The Cazalets, The Lakes, Love In A Cold Climate – they’ve all featured queer characters: dyke couples in the first two and a swanning gay gigolo in the latter. And to the best of my knowledge, nobody in the audience – which is the traditionally liberal, educated and often affluent audience for public TV – has ever objected. Were the shows experimental forays into late-night sex on the wharves of New York, audience reaction might be different, but here the combination of conventional forms and foreign settings preempts any serious criticism. If it’s an English realist drama, it must be respectable.

In this respect, nothing much has changed since the 1930s. There’s an unapologetically gay character named Neville in Virginia Woolf’s The Waves and a mild bit of gender-bending in Evelyn Waugh’s Vile Bodies, both from the early 1930s.

“Miss Runcible wore trousers,” wrote Waugh in his second novel, “and Miles touched up his eyelashes in the dining-room of the hotel where they stopped for luncheon. So they were asked to leave.”

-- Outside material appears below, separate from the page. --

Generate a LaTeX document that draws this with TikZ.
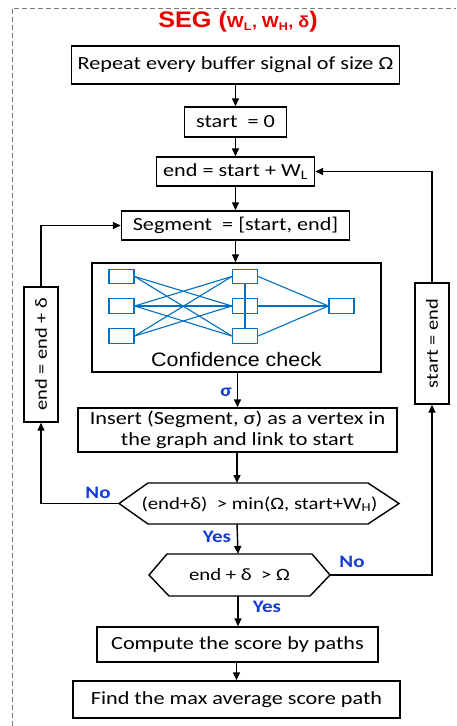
\documentclass[tikz,border=0pt]{standalone}
\usepackage{fontspec}
\setmainfont{Carlito}[FakeStretch=1.2]
\newfontfamily\arialf{Liberation Sans}[FakeStretch=1.1]
\newfontfamily\arialt{Liberation Sans}[FakeStretch=1.12]
\usetikzlibrary{arrows.meta}
\definecolor{segred}{RGB}{232,0,0}
\definecolor{lblblue}{RGB}{20,60,215}
\definecolor{netblue}{RGB}{0,112,192}
\definecolor{framegray}{RGB}{120,120,120}
\tikzset{
  box/.style={draw,line width=1.4pt,inner sep=0pt,align=center,font=\fontsize{18.5}{20.5}\selectfont},
  sidebox/.style={box,font=\fontsize{17}{20}\selectfont},
  hextext/.style={font=\fontsize{17.3}{20}\selectfont,inner sep=0pt},
  flow/.style={line width=1.4pt,-{Triangle[length=8pt,width=7pt]}},
  plain/.style={line width=1.4pt},
  lbl/.style={text=lblblue,font=\fontsize{17.5}{20}\selectfont\bfseries,inner sep=0pt},
  nn/.style={draw=netblue,line width=1.3pt,minimum width=25pt,minimum height=14.5pt,inner sep=0pt},
  nl/.style={draw=netblue,line width=1.1pt},
}
\begin{document}
\begin{tikzpicture}[x=1pt,y=-1pt]
\useasboundingbox (0,0) rectangle (456,726);
\fill[white] (0,0) rectangle (456,726);
% frame
\draw[framegray,line width=1pt,dash pattern=on 5pt off 3pt] (12,726) -- (12,8) -- (456,8);
% title
\node[text=segred,font=\arialt\bfseries,inner sep=0pt] (title) at (238,22)
  {\fontsize{22.5}{24}\selectfont SEG (\fontsize{16}{18}\selectfont W\textsubscript{L}, W\textsubscript{H}, δ\fontsize{22.5}{24}\selectfont)};
% boxes
\node[box,minimum width=328pt,minimum height=38pt] (b1) at (235.5,65) {Repeat every buffer signal of size Ω};
\node[box,minimum width=102pt,minimum height=30pt] (b2) at (235.5,122) {start\ \ = 0};
\node[box,minimum width=158pt,minimum height=29pt] (b3) at (235.5,171.5) {end = start + W\textsubscript{L}};
\node[box,minimum width=228pt,minimum height=29pt] (b4) at (235.5,225.5) {Segment\ \ = [start, end]};
\node[box,minimum width=289pt,minimum height=109pt] (net) at (236.5,317.5) {};
\node[font=\arialf\fontsize{19.5}{20}\selectfont,inner sep=0pt] (cc) at (236.5,360) {Confidence check};
% network
\node[nn] (a1) at (121.5,276.5) {};
\node[nn] (a2) at (121.5,306) {};
\node[nn] (a3) at (121.5,336) {};
\node[nn] (c1) at (245,276.5) {};
\node[nn] (c2) at (245,306) {};
\node[nn] (c3) at (245,336) {};
\node[nn] (o1) at (341.5,306) {};
\draw[nl] (a1.east) -- (c2.west);
\draw[nl] (a1.east) -- (c3.west);
\draw[nl] (a2.east) -- (c1.west);
\draw[nl] (a2.east) -- (c2.west);
\draw[nl] (a2.east) -- (c3.west);
\draw[nl] (a3.east) -- (c1.west);
\draw[nl] (a3.east) -- (c2.west);
\draw[nl] (c1.south) -- (c3.north);
\draw[nl] (c1.east) -- (o1.west);
\draw[nl] (c2.east) -- (o1.west);
\draw[nl] (c3.east) -- (o1.west);
% insert
\node[box,minimum width=319pt,minimum height=44pt] (ins) at (237.5,430) {Insert (Segment, σ) as a vertex in\\the graph and link to start};
% hexagon 1
\coordinate (h1t) at (237,483);
\coordinate (h1b) at (237,524);
\coordinate (h1l) at (119,503.5);
\coordinate (h1r) at (399,503.5);
\draw[plain] (148,483) -- (368,483) -- (h1r) -- (368,524) -- (148,524) -- (h1l) -- cycle;
\node[hextext] (h1) at (259.5,504) {(end+δ)\ \ > min(Ω, start+W\textsubscript{H})};
% hexagon 2
\coordinate (h2t) at (238,554);
\coordinate (h2b) at (238,596);
\coordinate (h2l) at (149,575);
\coordinate (h2r) at (330,575);
\draw[plain] (167,554) -- (312,554) -- (h2r) -- (310,596) -- (169,596) -- (h2l) -- cycle;
\node[hextext] (h2) at (239.5,575) {end + δ\ \ > Ω};
% bottom boxes
\node[box,minimum width=281pt,minimum height=35pt] (cmp) at (237.5,644.5) {Compute the score by paths};
\node[box,minimum width=327pt,minimum height=37pt] (fnd) at (236.5,699.5) {Find the max average score path};
% side boxes
\node[sidebox,rotate=90,minimum width=135pt,minimum height=34pt] (lb) at (41,354.5) {end = end + δ};
\node[sidebox,rotate=90,minimum width=121pt,minimum height=34pt] (rb) at (432,343.5) {start = end};
% main flow
\draw[flow] (b1) -- (b2);
\draw[flow] (b2) -- (b3);
\draw[flow] (b3) -- (b4);
\draw[flow] (b4.south) -- (b4.south |- net.north);
\draw[flow] (net.south -| ins.north) -- (ins.north);
\draw[flow] (ins.south -| h1t) -- (h1t);
\draw[flow] (h1b) -- (h2t);
\draw[flow] (h2b) -- (h2b |- cmp.north);
\draw[flow] (cmp.south -| fnd.north) -- (fnd.north);
% loops
\draw[flow] (h1l) -- (lb.west |- h1l) -- (lb.west);
\draw[flow] (lb.east) -- (lb.east |- b4.west) -- (b4.west);
\draw[flow] (h2r) -- (rb.west |- h2r) -- (rb.west);
\draw[flow] (rb.east) -- (rb.east |- b3.east) -- (b3.east);
% labels
\node[lbl] (sig) at (226,392) {σ};
\node[lbl] (no1) at (98,493) {No};
\node[lbl] (yes1) at (217,537) {Yes};
\node[lbl] (no2) at (352,562) {No};
\node[lbl] (yes2) at (267,607) {Yes};
\end{tikzpicture}
\end{document}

But these were literary novels intended for a literary audience and the would-be sophisticates who read them weren’t likely to be shocked.

The interesting thing about the current crop of gay-inflected mysteries, cop shows and detective novels is that they’re intended for what you might call the Walmart audience. These are the books people snap up at midnight in all-night drug stores and cheesy convenience stores, and they presume a certain sympatico between reader and story. Why read them if not for comfort?

And the fact that people are reading them says more about current attitudes than any number of court decisions on marriage and spousal rights. Legal decisions are made by the elites. Paperback mysteries are bought by the masses.

So it’s interesting that there’s a very gay antiques dealer in Martha Grimes’s enduringly popular series of English pub mysteries (Five Bells and Bladebone, etc) and that one of her two heroes comes across as a poof, even if he’s not.

And it’s interesting that one of the suspects in Giles Blunt’s award-winning Canadian mystery, Forty Words For Sorrow (set in a thinly disguised version of Mike Harris’s hometown), is a gay high school teacher, who meets a much younger guy on the Internet but turns out to be a somewhat sententious saint with something to say. His on-line correspondence with the young homo may not have been intellectual, he says, but it was both intelligent and important.

Coming out, he says, “is the most difficult piece of self-analysis most people are ever called upon to make.”

My how the genres have tumbled. Today the mystery, tomorrow the romance. Next thing you know they’ll be shipping gay Harlequins to Shoppers Drug Mart.